The UK's position on TRQs post-Brexit has not yet been established, and although there is an interim framework in place to cover the UK's immediate departure, it is subject to ongoing negotiations with other WTO members. Businesses should therefore be alert to the fact that TRQs are undergoing a period of change and they may have to adapt to a situation where import duties into the EU may be  substantially different from what currently exists, due to lower quantities being allowed for importation at lower or zero rates under the TRQs. For the majority of TRQs, it seems that the new quotas will in the short-term be largely based upon the UK's currently agreed rates with the EU, and how this will develop further down the line remains to be seen, as the UK must seek to negotiate their own quotas with WTO members. 

Footnotes

1 "Explanatory Memorandum for European Union Legislation and Documents", Department for International Trade, 29 May 2018, see: http://europeanmemoranda.cabinetoffice.gov.uk/files/2018/05/18.05_.29_DIT_EM_EU_Draft_Council_Decision_regulation_signed_.pdf (accessed 30 July 2019)

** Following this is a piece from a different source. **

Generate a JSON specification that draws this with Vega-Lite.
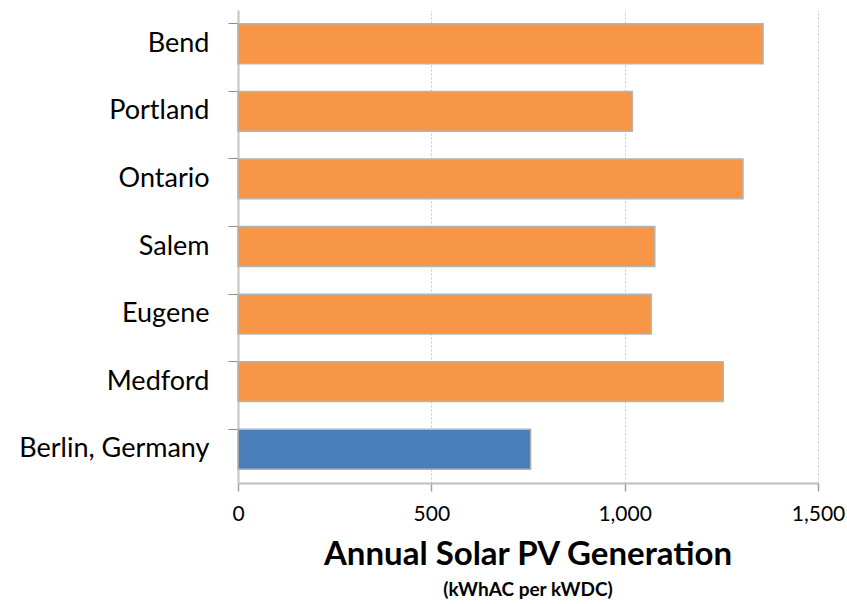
{
  "$schema": "https://vega.github.io/schema/vega-lite/v6.json",
  "width": 580,
  "height": 473,
  "autosize": {"type": "none"},
  "padding": {"left": 238, "top": 10, "right": 29, "bottom": 121},
  "background": "white",
  "config": {
    "view": {"stroke": null},
    "font": "Lato"
  },
  "title": {
    "text": "Annual Solar PV Generation",
    "subtitle": "(kWhAC per kWDC)",
    "orient": "bottom",
    "anchor": "middle",
    "frame": "group",
    "font": "Lato",
    "fontSize": 33,
    "fontWeight": "bold",
    "color": "#000000",
    "subtitleFont": "Lato",
    "subtitleFontSize": 19,
    "subtitleFontWeight": "bold",
    "subtitleColor": "#000000",
    "subtitlePadding": 9,
    "offset": 15
  },
  "data": {
    "values": [
      {"city": "Bend", "value": 1358, "group": "Oregon"},
      {"city": "Portland", "value": 1020, "group": "Oregon"},
      {"city": "Ontario", "value": 1306, "group": "Oregon"},
      {"city": "Salem", "value": 1078, "group": "Oregon"},
      {"city": "Eugene", "value": 1069, "group": "Oregon"},
      {"city": "Medford", "value": 1255, "group": "Oregon"},
      {"city": "Berlin, Germany", "value": 757, "group": "Germany"}
    ]
  },
  "mark": {"type": "bar", "stroke": "#b4b4b4", "strokeWidth": 1.5},
  "encoding": {
    "y": {
      "field": "city",
      "type": "nominal",
      "sort": null,
      "scale": {"paddingInner": 0.41, "paddingOuter": 0.205},
      "axis": {
        "title": null,
        "bandPosition": 0,
        "tickSize": 10,
        "tickColor": "#8c8c8c",
        "tickWidth": 1,
        "domainColor": "#c4c4c4",
        "domainWidth": 2,
        "labelFontSize": 27,
        "labelColor": "#000000",
        "labelPadding": 19,
        "labelLimit": 400,
        "labelFont": "Lato",
        "labelFontWeight": "normal",
        "grid": false
      }
    },
    "x": {
      "field": "value",
      "type": "quantitative",
      "scale": {"domain": [0, 1500], "nice": false},
      "axis": {
        "title": null,
        "values": [0, 500, 1000, 1500],
        "format": ",d",
        "tickSize": 8,
        "tickColor": "#a0a0a0",
        "tickWidth": 1.5,
        "domainColor": "#bcbcbc",
        "domainWidth": 2,
        "labelFontSize": 21,
        "labelColor": "#000000",
        "labelPadding": 12,
        "labelFlush": false,
        "labelOverlap": false,
        "labelFont": "Lato",
        "labelFontWeight": "normal",
        "grid": true,
        "gridColor": "#c8c8c8",
        "gridDash": [2, 2],
        "gridWidth": 1
      }
    },
    "color": {
      "field": "group",
      "type": "nominal",
      "scale": {"domain": ["Oregon", "Germany"], "range": ["#F79646", "#4A7EBB"]},
      "legend": null
    }
  }
}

2 "UK goods and services schedules at the WTO", Department for International Trade, 7 December 2018, see: https://www.gov.uk/government/publications/uk-goods-and-services-schedules-at-the-wto (accessed 9 August 2018)

3 Godelieve Quisthoudt-Rowohl, 'Legislative Train Schedule: A balanced and progressive trade policy to harness globalisation', Europarl, 20 June 2019, see: http://www.europarl.europa.eu/legislative-train/theme-a-balanced-and-progressive-trade-policy-to-harnessglobalisation/file-brexit-tariff-rate-quotas-in-the-wto (accessed 29 July 2019)

4 "EU tariff rate quotas after Brexit: Council endorses agreement with the European Parliament", Council of the European Union, 7 December 2018, see: https://www.consilium.europa.eu/en/press/press-releases/2018/12/07/eu-tariff-rate-quotas-after-brexit-council-endorses-agreement-with-the-european-parliament/ (accessed 29 July 2019)

5 "Members call on EU and UK to use Brexit extension to resolve market access concerns" WTO Council for Trade in Goods, 12 April 2019, see https://www.wto.org/english/news_e/news19_e/good_12apr19_e.htm (accessed 29 July 2019)

6 "U.S. cites national security, dismisses Chinese telecom issues at WTO", Inside U.S. Trade, 12 July 2019, Vol 37, No 28.